[START SOURCE DATA]

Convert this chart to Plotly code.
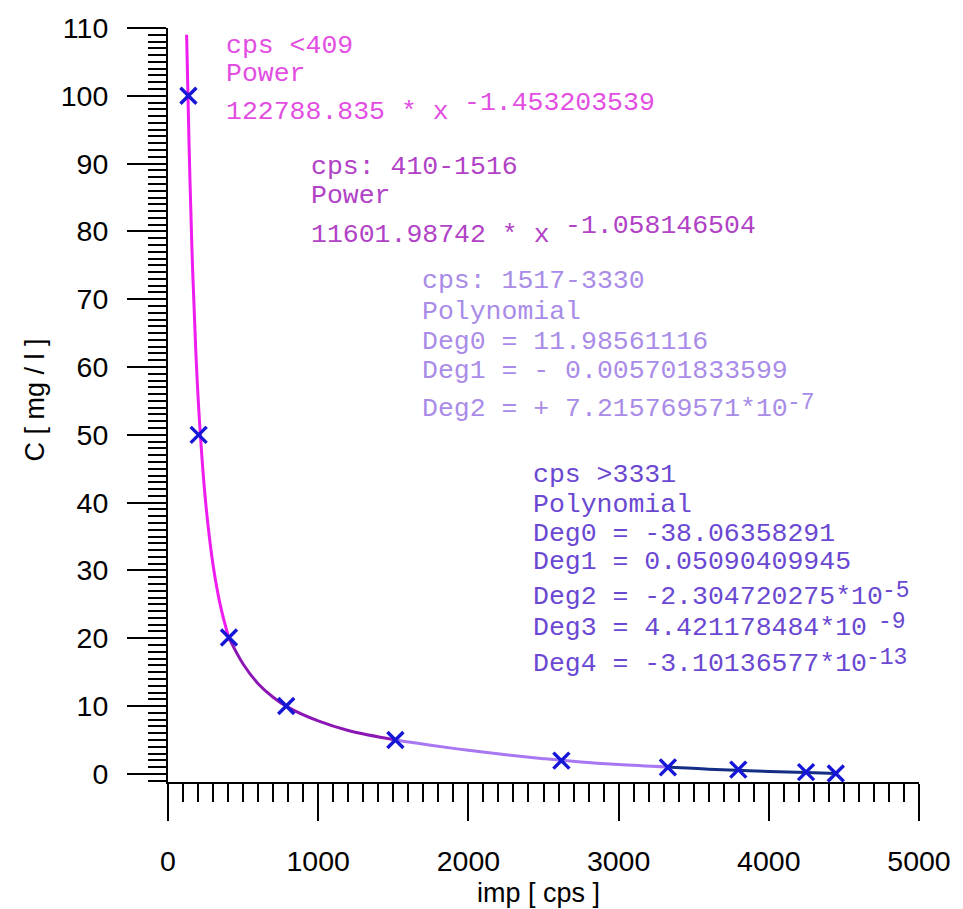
import plotly.graph_objects as go

# ---------------- data ----------------
pts_x = [136, 204, 406, 787, 1514, 2619, 3328, 3797, 4248, 4446]
pts_y = [100, 50, 20.1, 10, 5, 1.95, 0.95, 0.63, 0.25, 0.05]

seg1_x = [124, 140, 160, 185, 210, 250, 300, 350, 409]
seg1_y = [109, 93, 77, 62.4, 51.9, 40.2, 30.8, 24.7, 19.7]

seg2_x = [409, 500, 600, 700, 800, 1000, 1200, 1516]
seg2_y = [19.9, 16.2, 13.3, 11.3, 9.8, 7.8, 6.4, 5.0]

seg3_x = [1516, 1750, 2000, 2250, 2500, 2750, 3000, 3330]
seg3_y = [5.0, 4.22, 3.47, 2.81, 2.24, 1.76, 1.37, 1.0]

seg4_x = [3330, 3600, 3800, 4000, 4250, 4450]
seg4_y = [1.0, 0.68, 0.52, 0.36, 0.21, 0.05]

x_ticks = [0, 1000, 2000, 3000, 4000, 5000]
y_ticks = [0, 10, 20, 30, 40, 50, 60, 70, 80, 90, 100, 110]

blocks = [
    # (color, x_left_px, exponent font size, [(text, baseline_px, exponent, exp_x_shift)])
    ("#e24ee2", 225, 26.5, [("cps <409", 52, None, 0),
                            ("Power", 80, None, 0),
                            ("122788.835 * x ", 118, "-1.453203539", 0)]),
    ("#b142c6", 311, 26.5, [("cps: 410-1516", 173, None, 0),
                            ("Power", 202, None, 0),
                            ("11601.98742 * x ", 242, "-1.058146504", 0)]),
    ("#a98ce8", 423, 23, [("cps: 1517-3330", 288, None, 0),
                          ("Polynomial", 319, None, 0),
                          ("Deg0 = 11.98561116", 349, None, 0),
                          ("Deg1 = - 0.005701833599", 378, None, 0),
                          ("Deg2 = + 7.215769571*10", 416, "-7", 0)]),
    ("#6a48d2", 535, 23, [("cps >3331", 483, None, 0),
                          ("Polynomial", 513, None, 0),
                          ("Deg0 = -38.06358291", 542, None, 0),
                          ("Deg1 = 0.05090409945", 570, None, 0),
                          ("Deg2 = -2.304720275*10", 605, "-5", 0),
                          ("Deg3 = 4.421178484*10", 636, "-9", 12),
                          ("Deg4 = -3.10136577*10", 672, "-13", 0)]),
]

# ---------------- layout constants ----------------
W, H = 963, 909
ML, MR, MT, MB = 168, 38, 25, 127
X0, X1 = ML, W - MR
Y0, Y1 = MT, H - MB
ANN_FS = 26.5
CHAR_W = ANN_FS * 0.6
MONO = "Liberation Mono, Courier New, monospace"
SANS = "Liberation Sans, Arial, sans-serif"


def px(xp):
    return (xp - X0) / (X1 - X0)


def py(yp):
    return (Y1 - yp) / (Y1 - Y0)


fig = go.Figure()

seg_colors = ["#ee1cee", "#8c16b4", "#a778f2", "#142e86"]
for sx, sy, c in zip([seg1_x, seg2_x, seg3_x, seg4_x],
                     [seg1_y, seg2_y, seg3_y, seg4_y], seg_colors):
    fig.add_trace(go.Scatter(x=sx, y=sy, mode="lines",
                             line=dict(color=c, width=3, shape="spline", smoothing=1.0),
                             hoverinfo="skip", showlegend=False))

fig.add_trace(go.Scatter(x=pts_x, y=pts_y, mode="markers",
                         marker=dict(symbol="x-thin", size=16,
                                     line=dict(color="#1616d6", width=3.4)),
                         showlegend=False))

annotations = []
for color, xl, efs, lines in blocks:
    for text, base, expo, shift in lines:
        annotations.append(dict(
            x=px(xl), y=py(base - 0.33 * ANN_FS), xref="paper", yref="paper",
            text=text, showarrow=False, xanchor="left", yanchor="middle",
            borderpad=0,
            font=dict(family=MONO, size=ANN_FS, color=color)))
        if expo:
            ex = xl + len(text) * CHAR_W + 2 + shift
            raise_px = 9 if efs >= ANN_FS else 7
            annotations.append(dict(
                x=px(ex), y=py(base - raise_px - 0.33 * efs), xref="paper", yref="paper",
                text=expo, showarrow=False, xanchor="left", yanchor="middle",
                borderpad=0,
                font=dict(family=MONO, size=efs, color=color)))

annotations.append(dict(x=px(541), y=py(893), xref="paper", yref="paper",
                        text="imp [ cps ]", showarrow=False,
                        xanchor="center", yanchor="middle",
                        font=dict(family=SANS, size=27, color="black")))
annotations.append(dict(x=px(33), y=py(399), xref="paper", yref="paper",
                        text="C [ mg / l ]", showarrow=False, textangle=-90,
                        xanchor="center", yanchor="middle",
                        font=dict(family=SANS, size=27, color="black")))

fig.update_layout(
    width=W, height=H,
    margin=dict(l=ML, r=MR, t=MT, b=MB, pad=0),
    paper_bgcolor="white", plot_bgcolor="white",
    showlegend=False,
    annotations=annotations,
    xaxis=dict(range=[0, 5000], tickvals=x_ticks, ticks="outside", ticklen=37,
               tickwidth=2, tickcolor="black", showline=True, linecolor="black",
               linewidth=2, showgrid=False, zeroline=False,
               tickfont=dict(family=SANS, size=28.5, color="black"),
               ticklabelstandoff=16,
               minor=dict(dtick=100, tick0=0, ticks="outside", ticklen=18,
                          tickwidth=2, tickcolor="black", showgrid=False)),
    yaxis=dict(range=[-1.2, 110], tickvals=y_ticks, ticks="outside", ticklen=39,
               tickwidth=2, tickcolor="black", showline=True, linecolor="black",
               linewidth=2, showgrid=False, zeroline=False,
               tickfont=dict(family=SANS, size=28.5, color="black"),
               ticklabelstandoff=13,
               minor=dict(dtick=1, tick0=0, ticks="outside", ticklen=18,
                          tickwidth=2, tickcolor="black", showgrid=False)),
)

fig.write_html("out.html")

[END SOURCE DATA]

## [EXERCISE PROMPT]
Exclude the images, then output the data above word for word.

## [EXERCISE ANSWER]
Convert this chart to Plotly code.
import plotly.graph_objects as go

# ---------------- data ----------------
pts_x = [136, 204, 406, 787, 1514, 2619, 3328, 3797, 4248, 4446]
pts_y = [100, 50, 20.1, 10, 5, 1.95, 0.95, 0.63, 0.25, 0.05]

seg1_x = [124, 140, 160, 185, 210, 250, 300, 350, 409]
seg1_y = [109, 93, 77, 62.4, 51.9, 40.2, 30.8, 24.7, 19.7]

seg2_x = [409, 500, 600, 700, 800, 1000, 1200, 1516]
seg2_y = [19.9, 16.2, 13.3, 11.3, 9.8, 7.8, 6.4, 5.0]

seg3_x = [1516, 1750, 2000, 2250, 2500, 2750, 3000, 3330]
seg3_y = [5.0, 4.22, 3.47, 2.81, 2.24, 1.76, 1.37, 1.0]

seg4_x = [3330, 3600, 3800, 4000, 4250, 4450]
seg4_y = [1.0, 0.68, 0.52, 0.36, 0.21, 0.05]

x_ticks = [0, 1000, 2000, 3000, 4000, 5000]
y_ticks = [0, 10, 20, 30, 40, 50, 60, 70, 80, 90, 100, 110]

blocks = [
    # (color, x_left_px, exponent font size, [(text, baseline_px, exponent, exp_x_shift)])
    ("#e24ee2", 225, 26.5, [("cps <409", 52, None, 0),
                            ("Power", 80, None, 0),
                            ("122788.835 * x ", 118, "-1.453203539", 0)]),
    ("#b142c6", 311, 26.5, [("cps: 410-1516", 173, None, 0),
                            ("Power", 202, None, 0),
                            ("11601.98742 * x ", 242, "-1.058146504", 0)]),
    ("#a98ce8", 423, 23, [("cps: 1517-3330", 288, None, 0),
                          ("Polynomial", 319, None, 0),
                          ("Deg0 = 11.98561116", 349, None, 0),
                          ("Deg1 = - 0.005701833599", 378, None, 0),
                          ("Deg2 = + 7.215769571*10", 416, "-7", 0)]),
    ("#6a48d2", 535, 23, [("cps >3331", 483, None, 0),
                          ("Polynomial", 513, None, 0),
                          ("Deg0 = -38.06358291", 542, None, 0),
                          ("Deg1 = 0.05090409945", 570, None, 0),
                          ("Deg2 = -2.304720275*10", 605, "-5", 0),
                          ("Deg3 = 4.421178484*10", 636, "-9", 12),
                          ("Deg4 = -3.10136577*10", 672, "-13", 0)]),
]

# ---------------- layout constants ----------------
W, H = 963, 909
ML, MR, MT, MB = 168, 38, 25, 127
X0, X1 = ML, W - MR
Y0, Y1 = MT, H - MB
ANN_FS = 26.5
CHAR_W = ANN_FS * 0.6
MONO = "Liberation Mono, Courier New, monospace"
SANS = "Liberation Sans, Arial, sans-serif"


def px(xp):
    return (xp - X0) / (X1 - X0)


def py(yp):
    return (Y1 - yp) / (Y1 - Y0)


fig = go.Figure()

seg_colors = ["#ee1cee", "#8c16b4", "#a778f2", "#142e86"]
for sx, sy, c in zip([seg1_x, seg2_x, seg3_x, seg4_x],
                     [seg1_y, seg2_y, seg3_y, seg4_y], seg_colors):
    fig.add_trace(go.Scatter(x=sx, y=sy, mode="lines",
                             line=dict(color=c, width=3, shape="spline", smoothing=1.0),
                             hoverinfo="skip", showlegend=False))

fig.add_trace(go.Scatter(x=pts_x, y=pts_y, mode="markers",
                         marker=dict(symbol="x-thin", size=16,
                                     line=dict(color="#1616d6", width=3.4)),
                         showlegend=False))

annotations = []
for color, xl, efs, lines in blocks:
    for text, base, expo, shift in lines:
        annotations.append(dict(
            x=px(xl), y=py(base - 0.33 * ANN_FS), xref="paper", yref="paper",
            text=text, showarrow=False, xanchor="left", yanchor="middle",
            borderpad=0,
            font=dict(family=MONO, size=ANN_FS, color=color)))
        if expo:
            ex = xl + len(text) * CHAR_W + 2 + shift
            raise_px = 9 if efs >= ANN_FS else 7
            annotations.append(dict(
                x=px(ex), y=py(base - raise_px - 0.33 * efs), xref="paper", yref="paper",
                text=expo, showarrow=False, xanchor="left", yanchor="middle",
                borderpad=0,
                font=dict(family=MONO, size=efs, color=color)))

annotations.append(dict(x=px(541), y=py(893), xref="paper", yref="paper",
                        text="imp [ cps ]", showarrow=False,
                        xanchor="center", yanchor="middle",
                        font=dict(family=SANS, size=27, color="black")))
annotations.append(dict(x=px(33), y=py(399), xref="paper", yref="paper",
                        text="C [ mg / l ]", showarrow=False, textangle=-90,
                        xanchor="center", yanchor="middle",
                        font=dict(family=SANS, size=27, color="black")))

fig.update_layout(
    width=W, height=H,
    margin=dict(l=ML, r=MR, t=MT, b=MB, pad=0),
    paper_bgcolor="white", plot_bgcolor="white",
    showlegend=False,
    annotations=annotations,
    xaxis=dict(range=[0, 5000], tickvals=x_ticks, ticks="outside", ticklen=37,
               tickwidth=2, tickcolor="black", showline=True, linecolor="black",
               linewidth=2, showgrid=False, zeroline=False,
               tickfont=dict(family=SANS, size=28.5, color="black"),
               ticklabelstandoff=16,
               minor=dict(dtick=100, tick0=0, ticks="outside", ticklen=18,
                          tickwidth=2, tickcolor="black", showgrid=False)),
    yaxis=dict(range=[-1.2, 110], tickvals=y_ticks, ticks="outside", ticklen=39,
               tickwidth=2, tickcolor="black", showline=True, linecolor="black",
               linewidth=2, showgrid=False, zeroline=False,
               tickfont=dict(family=SANS, size=28.5, color="black"),
               ticklabelstandoff=13,
               minor=dict(dtick=1, tick0=0, ticks="outside", ticklen=18,
                          tickwidth=2, tickcolor="black", showgrid=False)),
)

fig.write_html("out.html")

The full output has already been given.